Them recorded "One More Time" during the last of three recording sessions for their debut album The "Angry" Young Them on 14 May 1965 at Decca Studios in London together with the tracks "I'm Gonna Dress In Black", "How Long Baby", "If You and I Could Be As Two" and "You Just Can't Win". The session was produced by Scottish producer Tommy Scott, engineered by Vic Smith and featured session musicians Bobby Graham on drums and Phil Coulter on piano.' According to Morrison, Scott had attempted to give the song a commercial touch, adding echo to his vocals, something that Morrison did not find out about until a few days after the song was recorded, when he received an acetate of the song.
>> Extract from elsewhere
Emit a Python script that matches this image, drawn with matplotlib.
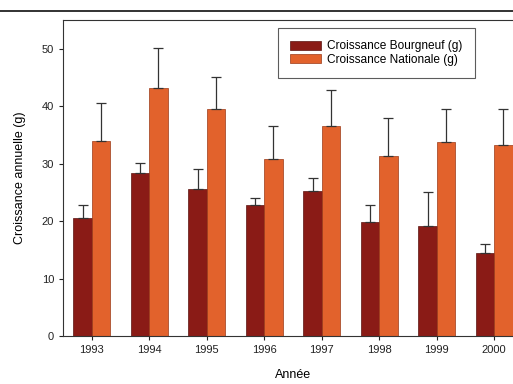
import numpy as np
import matplotlib
matplotlib.use('Agg')
import matplotlib.pyplot as plt

plt.rcParams['font.family'] = ['Liberation Sans', 'DejaVu Sans']

years = ['1993', '1994', '1995', '1996', '1997', '1998', '1999', '2000']
bourgneuf = [20.6, 28.4, 25.6, 22.8, 25.3, 19.9, 19.2, 14.4]
bourgneuf_err = [2.2, 1.7, 3.5, 1.2, 2.2, 2.9, 5.8, 1.6]
nationale = [34.0, 43.2, 39.5, 30.8, 36.5, 31.4, 33.7, 33.3]
nationale_err = [6.6, 6.9, 5.5, 5.7, 6.4, 6.5, 5.8, 6.2]

col_b = '#8a1b16'
col_n = '#e2622c'

fig = plt.figure(figsize=(5.13, 3.84), dpi=100)
ax = fig.add_axes([63 / 513, 48 / 384, 460 / 513, 316 / 384])

x = np.arange(len(years))
w = 0.32
# only the upper half of each error bar is drawn
ax.bar(x - w / 2, bourgneuf, w, color=col_b, edgecolor='#5a1410', linewidth=0.5,
       yerr=[np.zeros(len(x)), bourgneuf_err], capsize=3.5,
       error_kw=dict(ecolor='#333333', elinewidth=0.9, capthick=0.9),
       label='Croissance Bourgneuf (g)')
ax.bar(x + w / 2, nationale, w, color=col_n, edgecolor='#9a3a18', linewidth=0.5,
       yerr=[np.zeros(len(x)), nationale_err], capsize=3.5,
       error_kw=dict(ecolor='#333333', elinewidth=0.9, capthick=0.9),
       label='Croissance Nationale (g)')

ax.set_xlim(-0.5, 7.5)
ax.set_ylim(0, 55)
ax.set_yticks([0, 10, 20, 30, 40, 50])
ax.set_xticks(x)
ax.set_xticklabels(years)
ax.tick_params(labelsize=8, length=3, width=0.8, colors='#222222')
for s in ax.spines.values():
    s.set_linewidth(0.8)
    s.set_color('#333333')

ax.set_ylabel('Croissance annuelle (g)', fontsize=9, labelpad=11)
ax.set_xlabel('Année', fontsize=9, labelpad=10)

leg = ax.legend(loc='upper left', bbox_to_anchor=(0.467, 0.975), fontsize=8.6,
                frameon=True, fancybox=False, handlelength=2.6, handleheight=0.8,
                handletextpad=0.5, borderpad=1.05, labelspacing=0.1, borderaxespad=0)
leg.get_frame().set_edgecolor('#333333')
leg.get_frame().set_linewidth(0.8)

# page rule above the figure
fig.add_artist(plt.Line2D([0, 1], [1 - 11 / 384, 1 - 11 / 384], color='#222222', linewidth=1.3))

fig.savefig('out.png', dpi=100)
== Release and reception ==
Decca Records released "One More Time" as the follow-up single to "Here Comes the Night" on 11 June 1965, (Note: Catalogue number Decca F 12175.) a release date which coincided with the release of The "Angry" Young Them album. The B-side was "How Long Baby", which had been written by Tommy Scott under the pseudonym M. Gillon. The single's release was shrouded in controversy amongst the band's members; guitarist Billy Harrison stated that "One More Time" didn't constitute of "single material" and that they should've released the song "(It Won't Hurt) Half as Much", which was written by Bert Berns. (Note: Harrison got his will through as "(It Won't Hurt) Half as Much" was released as Them's fifth single on 27 August 1965. However, by that point Harrison had left the band.) Morrison stated that Berns "disappeared", prompting Scott to issue "One More Time" as a single instead. Harrison instead argues the group's manager Phil Solomon decided to release the record, as the song was written by Morrison and Solomon owned the publishing rights to his songs. Nonetheless, Solomon paid for a full-page ad in New Musical Express to promote the release.
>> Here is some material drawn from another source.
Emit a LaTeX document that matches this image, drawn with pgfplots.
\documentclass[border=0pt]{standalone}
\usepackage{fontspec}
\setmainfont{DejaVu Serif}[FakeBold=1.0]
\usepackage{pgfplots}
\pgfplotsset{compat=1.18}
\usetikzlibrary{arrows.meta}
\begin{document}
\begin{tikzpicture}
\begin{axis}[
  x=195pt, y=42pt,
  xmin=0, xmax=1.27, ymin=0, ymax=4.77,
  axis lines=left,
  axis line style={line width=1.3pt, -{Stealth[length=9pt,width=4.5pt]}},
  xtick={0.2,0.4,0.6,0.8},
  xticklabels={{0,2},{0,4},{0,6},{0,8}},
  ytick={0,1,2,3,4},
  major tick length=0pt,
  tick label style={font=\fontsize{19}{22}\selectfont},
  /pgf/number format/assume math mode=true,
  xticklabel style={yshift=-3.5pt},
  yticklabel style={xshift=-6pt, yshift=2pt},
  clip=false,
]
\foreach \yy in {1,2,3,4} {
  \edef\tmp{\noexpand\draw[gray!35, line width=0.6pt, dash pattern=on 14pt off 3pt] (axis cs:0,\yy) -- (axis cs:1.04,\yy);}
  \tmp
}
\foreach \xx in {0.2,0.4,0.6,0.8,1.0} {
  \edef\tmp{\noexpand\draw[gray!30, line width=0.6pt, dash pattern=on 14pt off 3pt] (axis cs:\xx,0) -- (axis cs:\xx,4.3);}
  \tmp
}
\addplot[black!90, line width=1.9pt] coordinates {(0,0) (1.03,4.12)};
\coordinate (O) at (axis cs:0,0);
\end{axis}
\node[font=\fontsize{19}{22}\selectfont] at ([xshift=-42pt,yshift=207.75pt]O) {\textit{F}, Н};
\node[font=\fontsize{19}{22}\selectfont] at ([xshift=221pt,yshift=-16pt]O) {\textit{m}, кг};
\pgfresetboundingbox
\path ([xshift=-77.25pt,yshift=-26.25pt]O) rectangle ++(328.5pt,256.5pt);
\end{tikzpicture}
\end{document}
Despite the fanfare surrounding the group at the time, "One More Time" failed to chart entirely on the Record Retailer chart. Out of all the British music trade publications, it solely charted on Melody Makers Pop 50 chart, where it reached number 48 for a sole week in early July 1965. The chart failure of "One More Time" left Morrison to "lose faith in Them". Harrison stated that they had found out about the single's release when the band had heard it being played on the radio. Morrison instead blamed Tommy Scott's production of the song as a key reason behind the chart failure, as he had turned it into a "commercial thing" which didn't fully represent Them's style. However, the song managed to become a top-ten hit in Sweden during August 1965, reaching numbers six and nine on Tio i Topp and Kvällstoppen, respectively. Because it wasn't a hit in the UK, Parrot Records did not give "One More Time" a single release in the US. Although excluded from The "Angry" Young Them in the UK, Parrot Records replaced five songs from said album and replaced them by "Here Comes the Night", "One More Time" and "One Two Brown Eyes", giving the song its first album release in August 1965.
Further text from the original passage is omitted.